In the measurement of a solution's conductivity or resistivity by the alternating current bi-pole method, an apparatus generally includes an electrode-supporting body and a pair of electrodes. The electrodes are disposed at certain predefined intervals from each other and from the electrode-supporting body. These distances are defined according to the particular solution's composition and concentration.
At the interface between the electrodes and the sample solution, an electric double layer is produced due to the separation of charges or the distance between the electrodes. Where the sample solution has a different composition or concentration than that for which the electrode distances are defined, a condenser capacitance (polarized capacitance) from the electric double layer produces a large error in the measurement.
To compensate for this error, the following actions have been taken: (a) the voltage applied between the electrodes has been changed; (b) different instruments where the surface area of the electrodes has been altered are used to customize the current density applied; or (c) the measuring frequency has been altered. These actions have not produced a more accurate probe, and merely change the resistivity between the poles or alter the cell constant.
In the prior art measurements of electrolyte solutions, different configurations were provided for similar solutions having different concentrations. Two or these configurations are illustrated in FIGS. 7 and 8.
FIG. 7 illustrates an apparatus for measuring the conductivity of high concentration solutions. An electrode-supporting body 50 has an elongated end which supports two electrodes 52. At the edges of the elongated end 53, covers 51 are provided. This H-shaped configuration provides a certain interval, or path length, L1 for current to travel through the high concentration solution.

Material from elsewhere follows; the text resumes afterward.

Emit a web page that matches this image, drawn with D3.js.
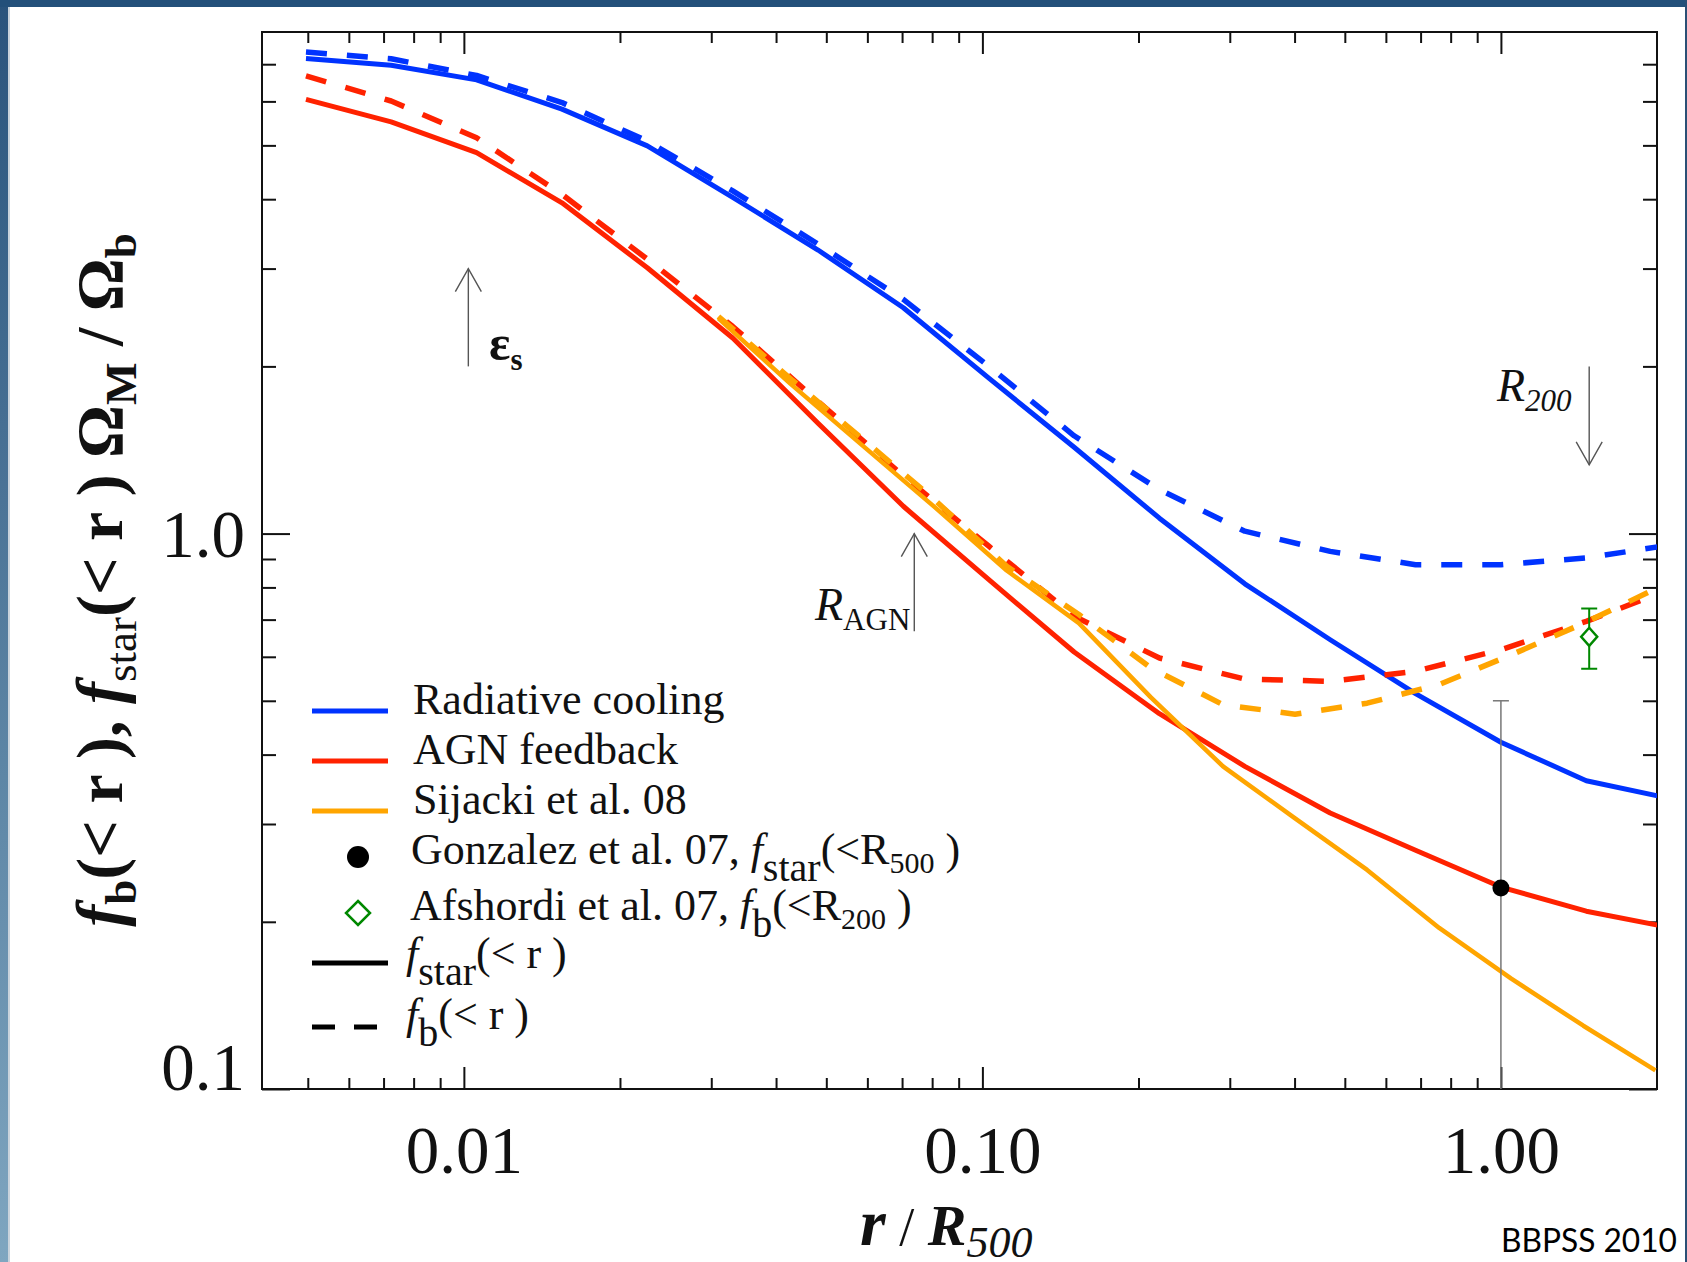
<!DOCTYPE html>
<html><head><meta charset="utf-8">
<script src="https://cdn.jsdelivr.net/npm/d3@7"></script>
<style>
html,body{margin:0;padding:0;background:#fff;}
svg{display:block;}
</style></head><body>
<svg id="chart" width="1687" height="1262"></svg>
<script>
// ---------------- data ----------------
// simulation radial grid (r / R500)
const rGrid = [0.00496, 0.00724, 0.01058, 0.01546, 0.02258, 0.0330, 0.0482, 0.0704, 0.1029, 0.1503, 0.2195, 0.3207, 0.4686, 0.6845, 1.0, 1.461, 2.134];
const radCoolStar = [7.17, 6.97, 6.56, 5.81, 4.99, 4.03, 3.24, 2.55, 1.905, 1.43, 1.066, 0.812, 0.644, 0.515, 0.421, 0.359, 0.333];
const radCoolBar  = [7.36, 7.16, 6.68, 5.97, 5.09, 4.14, 3.32, 2.64, 2.00, 1.50, 1.20, 1.01, 0.929, 0.879, 0.879, 0.904, 0.955];
const agnStar     = [6.05, 5.51, 4.85, 3.94, 3.01, 2.25, 1.58, 1.12, 0.826, 0.612, 0.474, 0.381, 0.314, 0.269, 0.231, 0.209, 0.195];
const agnBar      = [6.67, 6.01, 5.16, 4.08, 3.12, 2.36, 1.73, 1.27, 0.949, 0.71, 0.597, 0.547, 0.542, 0.565, 0.618, 0.695, 0.796];
// Sijacki et al. 08 grid
const rSij    = [0.03097, 0.04266, 0.05875, 0.08091, 0.1114, 0.1535, 0.2113, 0.2911, 0.4009, 0.5521, 0.7603, 1.047, 1.442, 1.986];
const sijStar = [2.44, 1.86, 1.44, 1.116, 0.858, 0.690, 0.507, 0.381, 0.307, 0.248, 0.195, 0.158, 0.130, 0.108];
const sijBar  = [2.46, 1.90, 1.48, 1.15, 0.873, 0.715, 0.573, 0.492, 0.473, 0.495, 0.535, 0.605, 0.689, 0.795];
// observational points: [x, y, yLow, yHigh]
const gonzalez = [1.0, 0.230, 0.09, 0.50];
const afshordi = [1.48, 0.652, 0.571, 0.733];
// annotation arrows: [x, yFrom, yTo]
const arrowEps  = [0.0102, 2.0, 3.0];
const arrowRagn = [0.0739, 0.667, 1.0];
const arrowR200 = [1.48, 2.0, 1.33];
// axis ticks
const xMajorTicks = [0.01, 0.1, 1];
const xMinorTicks = [0.005,0.006,0.007,0.008,0.009,0.02,0.03,0.04,0.05,0.06,0.07,0.08,0.09,0.2,0.3,0.4,0.5,0.6,0.7,0.8,0.9];
const yMajorTicks = [0.1, 1];
const yMinorTicks = [0.2,0.3,0.4,0.5,0.6,0.7,0.8,0.9,2,3,4,5,6,7];
// legend labels
const legendNames = ["Radiative cooling", "AGN feedback", "Sijacki et al. 08"];

// ---------------- drawing ----------------
const W = 1687, H = 1262;
const serif = "'Liberation Serif','Times New Roman',Times,serif";
const BLUE = "#0033ff", RED = "#ff2200", ORANGE = "#ffa500", GREEN = "#008800", INK = "#111";
const svg = d3.select('#chart');
const defs = svg.append('defs');
const grad = defs.append('linearGradient').attr('id','leftBand').attr('x1',0).attr('y1',0).attr('x2',0).attr('y2',1);
grad.append('stop').attr('offset','0%').attr('stop-color','#29537c');
grad.append('stop').attr('offset','100%').attr('stop-color','#7fa6c0');

svg.append('rect').attr('width',W).attr('height',H).attr('fill','#fff');
svg.append('rect').attr('x',0).attr('y',0).attr('width',8).attr('height',H).attr('fill','url(#leftBand)');
svg.append('rect').attr('x',8).attr('y',7).attr('width',2).attr('height',H).attr('fill','#c9d3dc');
svg.append('rect').attr('x',0).attr('y',0).attr('width',W).attr('height',7).attr('fill','#23507a');
svg.append('rect').attr('x',W-2).attr('y',0).attr('width',2).attr('height',H).attr('fill','#2a4f75');

const L = 262, R = 1657, T = 32, B = 1089;
const x = d3.scaleLog().domain([0.00408, 2.0]).range([L, R]);
const y = d3.scaleLog().domain([0.1, 8]).range([B, T]);

defs.append('clipPath').attr('id','plotClip')
  .append('rect').attr('x',L).attr('y',T).attr('width',R-L).attr('height',B-T);

function styleAxis(g){
  g.select('.domain').remove();
  g.selectAll('line').attr('stroke',INK).attr('stroke-width',2);
  g.attr('font-family',null).attr('font-size',null);
}
// bottom
svg.append('g').attr('transform',`translate(0,${B})`)
  .call(d3.axisBottom(x).tickValues(xMinorTicks).tickSize(-11).tickSizeOuter(0).tickFormat('')).call(styleAxis);
const bx = svg.append('g').attr('transform',`translate(0,${B})`)
  .call(d3.axisBottom(x).tickValues(xMajorTicks).tickSize(-22).tickSizeOuter(0).tickFormat(d3.format('.2f'))).call(styleAxis);
bx.selectAll('text').attr('y',84).attr('dy',0).attr('font-family',serif).attr('font-size',67).attr('fill',INK);
// top
svg.append('g').attr('transform',`translate(0,${T})`)
  .call(d3.axisTop(x).tickValues(xMinorTicks).tickSize(-11).tickSizeOuter(0).tickFormat('')).call(styleAxis);
svg.append('g').attr('transform',`translate(0,${T})`)
  .call(d3.axisTop(x).tickValues(xMajorTicks).tickSize(-22).tickSizeOuter(0).tickFormat('')).call(styleAxis);
// left
svg.append('g').attr('transform',`translate(${L},0)`)
  .call(d3.axisLeft(y).tickValues(yMinorTicks).tickSize(-14).tickSizeOuter(0).tickFormat('')).call(styleAxis);
const ly = svg.append('g').attr('transform',`translate(${L},0)`)
  .call(d3.axisLeft(y).tickValues(yMajorTicks).tickSize(-28).tickPadding(17).tickSizeOuter(0).tickFormat(d3.format('.1f'))).call(styleAxis);
ly.selectAll('text').attr('font-family',serif).attr('font-size',67).attr('fill',INK)
  .attr('dy', d => d === 0.1 ? '0em' : '0.34em');
// right
svg.append('g').attr('transform',`translate(${R},0)`)
  .call(d3.axisRight(y).tickValues(yMinorTicks).tickSize(-14).tickSizeOuter(0).tickFormat('')).call(styleAxis);
svg.append('g').attr('transform',`translate(${R},0)`)
  .call(d3.axisRight(y).tickValues(yMajorTicks).tickSize(-28).tickSizeOuter(0).tickFormat('')).call(styleAxis);

// frame
svg.append('rect').attr('x',L).attr('y',T).attr('width',R-L).attr('height',B-T)
  .attr('fill','none').attr('stroke',INK).attr('stroke-width',2);

// curves
const line = d3.line().x(d => x(d[0])).y(d => y(d[1]));
const plot = svg.append('g').attr('clip-path','url(#plotClip)');
const zip = (xs, ys) => xs.map((v,i) => [v, ys[i]]);
const series = [
  {xs: rGrid, ys: radCoolStar, c: BLUE,   dash: null,    w: 5},
  {xs: rGrid, ys: radCoolBar,  c: BLUE,   dash: '21,20', w: 5.5},
  {xs: rGrid, ys: agnStar,     c: RED,    dash: null,    w: 5},
  {xs: rGrid, ys: agnBar,      c: RED,    dash: '21,20', w: 5.5},
  {xs: rSij,  ys: sijStar,     c: ORANGE, dash: null,    w: 4.5},
  {xs: rSij,  ys: sijBar,      c: ORANGE, dash: '21,20', w: 5.5}
];
series.forEach(s => {
  plot.append('path').datum(zip(s.xs, s.ys)).attr('d', line)
    .attr('fill','none').attr('stroke', s.c).attr('stroke-width', s.w)
    .attr('stroke-dasharray', s.dash).attr('stroke-linejoin','round');
});

// arrows
function arrow(a){
  const ax = x(a[0]), y0 = y(a[1]), y1 = y(a[2]);
  const dir = y1 < y0 ? 1 : -1;
  const g = svg.append('g').attr('stroke','#555').attr('stroke-width',1.4).attr('fill','none');
  g.append('line').attr('x1',ax).attr('x2',ax).attr('y1',y0).attr('y2',y1);
  g.append('path').attr('d',`M${ax-13},${y1+dir*23} L${ax},${y1} L${ax+13},${y1+dir*23}`);
}
[arrowEps, arrowRagn, arrowR200].forEach(arrow);

// error bars and points
const eb = svg.append('g').attr('clip-path','url(#plotClip)');
eb.append('line').attr('x1',x(gonzalez[0])).attr('x2',x(gonzalez[0]))
  .attr('y1',y(gonzalez[2])).attr('y2',y(gonzalez[3])).attr('stroke','#777').attr('stroke-width',1.5);
eb.append('line').attr('x1',x(gonzalez[0])-8).attr('x2',x(gonzalez[0])+8)
  .attr('y1',y(gonzalez[3])).attr('y2',y(gonzalez[3])).attr('stroke','#777').attr('stroke-width',1.5);
svg.append('circle').attr('cx',x(gonzalez[0])).attr('cy',y(gonzalez[1])).attr('r',8.5).attr('fill','#000');

const ag = svg.append('g').attr('stroke',GREEN).attr('stroke-width',2);
ag.append('line').attr('x1',x(afshordi[0])).attr('x2',x(afshordi[0])).attr('y1',y(afshordi[2])).attr('y2',y(afshordi[3]));
[afshordi[2], afshordi[3]].forEach(v => ag.append('line')
  .attr('x1',x(afshordi[0])-8).attr('x2',x(afshordi[0])+8).attr('y1',y(v)).attr('y2',y(v)));
{
  const cx = x(afshordi[0]), cy = y(afshordi[1]);
  svg.append('path').attr('d',`M${cx},${cy-9} L${cx+8},${cy} L${cx},${cy+9} L${cx-8},${cy} Z`)
    .attr('fill','#fff').attr('stroke',GREEN).attr('stroke-width',2.5);
}

// annotation labels
function txt(xp, yp, size, opts={}){
  const t = svg.append('text').attr('x',xp).attr('y',yp).attr('font-family',serif)
    .attr('font-size',size).attr('fill',INK);
  if (opts.anchor) t.attr('text-anchor',opts.anchor);
  if (opts.weight) t.attr('font-weight',opts.weight);
  if (opts.style) t.attr('font-style',opts.style);
  return t;
}
{
  const t = txt(489, 360, 50, {weight:'bold'});
  t.append('tspan').text('ε');
  t.append('tspan').attr('font-size',31).attr('dy',10).text('s');
}
{
  const t = txt(815, 620, 46);
  t.append('tspan').attr('font-style','italic').text('R');
  t.append('tspan').attr('font-size',31).attr('dy',10).text('AGN');
}
{
  const t = txt(1497, 401, 46, {style:'italic'});
  t.append('tspan').text('R');
  t.append('tspan').attr('font-size',31).attr('dy',10).text('200');
}

// axis titles
{
  const t = txt(860, 1245, 54);
  t.append('tspan').attr('font-style','italic').attr('font-weight','bold').attr('font-size',66).text('r');
  t.append('tspan').text(' / ');
  t.append('tspan').attr('font-style','italic').attr('font-weight','bold').attr('font-size',58).text('R');
  t.append('tspan').attr('font-style','italic').attr('font-size',44).attr('dy',12).text('500');
}
{
  const t = svg.append('text').attr('transform','translate(122,580) rotate(-90)')
    .attr('text-anchor','middle').attr('font-family',serif).attr('font-size',66)
    .attr('font-weight','bold').attr('fill',INK);
  t.append('tspan').attr('font-style','italic').text('f');
  t.append('tspan').attr('font-size',45).attr('dy',14).text('b');
  t.append('tspan').attr('dy',-14).text('(< r ), ');
  t.append('tspan').attr('font-style','italic').text('f');
  t.append('tspan').attr('font-size',45).attr('font-weight','normal').attr('dy',14).text('star');
  t.append('tspan').attr('dy',-14).text('(< r ) Ω');
  t.append('tspan').attr('font-size',45).attr('dy',14).text('M');
  t.append('tspan').attr('dy',-14).text(' / Ω');
  t.append('tspan').attr('font-size',45).attr('dy',14).text('b');
}

// legend
const lgColors = [BLUE, RED, ORANGE];
const lgY = [711, 761, 811];
legendNames.forEach((name, i) => {
  svg.append('line').attr('x1',312).attr('x2',388).attr('y1',lgY[i]).attr('y2',lgY[i])
    .attr('stroke',lgColors[i]).attr('stroke-width',5);
  txt(413, lgY[i]+3, 44).text(name);
});
svg.append('circle').attr('cx',358).attr('cy',857).attr('r',11).attr('fill','#000');
{
  const t = txt(411, 864, 44);
  t.append('tspan').text('Gonzalez et al. 07, ');
  t.append('tspan').attr('font-style','italic').text('f');
  t.append('tspan').attr('font-size',40).attr('dy',17).text('star');
  t.append('tspan').attr('dy',-17).text('(<R');
  t.append('tspan').attr('font-size',30).attr('dy',9).text('500');
  t.append('tspan').attr('dy',-9).text(' )');
}
svg.append('path').attr('d','M358,901 L370,913 L358,925 L346,913 Z')
  .attr('fill','#fff').attr('stroke',GREEN).attr('stroke-width',2.5);
{
  const t = txt(410, 920, 44);
  t.append('tspan').text('Afshordi et al. 07, ');
  t.append('tspan').attr('font-style','italic').text('f');
  t.append('tspan').attr('font-size',40).attr('dy',17).text('b');
  t.append('tspan').attr('dy',-17).text('(<R');
  t.append('tspan').attr('font-size',30).attr('dy',9).text('200');
  t.append('tspan').attr('dy',-9).text(' )');
}
svg.append('line').attr('x1',312).attr('x2',388).attr('y1',963).attr('y2',963)
  .attr('stroke','#000').attr('stroke-width',5);
{
  const t = txt(406, 968, 44);
  t.append('tspan').attr('font-style','italic').text('f');
  t.append('tspan').attr('font-size',40).attr('dy',17).text('star');
  t.append('tspan').attr('dy',-17).text('(< r )');
}
svg.append('line').attr('x1',312).attr('x2',388).attr('y1',1027).attr('y2',1027)
  .attr('stroke','#000').attr('stroke-width',5).attr('stroke-dasharray','23,19');
{
  const t = txt(406, 1029, 44);
  t.append('tspan').attr('font-style','italic').text('f');
  t.append('tspan').attr('font-size',40).attr('dy',17).text('b');
  t.append('tspan').attr('dy',-17).text('(< r )');
}

// credit
svg.append('text').attr('x',1677).attr('y',1252).attr('text-anchor','end')
  .attr('font-family',"Lato,'Open Sans',sans-serif").attr('font-size',33).attr('fill','#000')
  .attr('textLength',176).attr('lengthAdjust','spacingAndGlyphs').text('BBPSS 2010');
</script>
</body></html>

FIG. 8 illustrates an apparatus for the measurement of conductivity of low concentration electrolyte solutions. An electrode-supporting structure 60 supports a base 63 which provides two electrodes 62. A sheath or cover 61 flares out from the end of the electrode-supporting structure 60. The path length L2 between the electrodes 62 in FIG. 8 is much less than the path length L1 between the electrodes 52 in FIG. 7. This operates to reduce the cell constant as much as possible in order to minimize both external induction and errors caused by electrostatic capacitance.
Thus, it has been necessary to provide separate devices for measuring the conductivity of solutions having different concentrations or different compositions. Furthermore, it has been necessary to use different conductivity devices having different cell constants, depending upon the concentration and composition of the solution. Where the conductivity of solutions is measured over a wide range of compositions and concentrations, it has been necessary to provide several types of measuring devices, different in form and construction, depending upon the conductivity of the solution.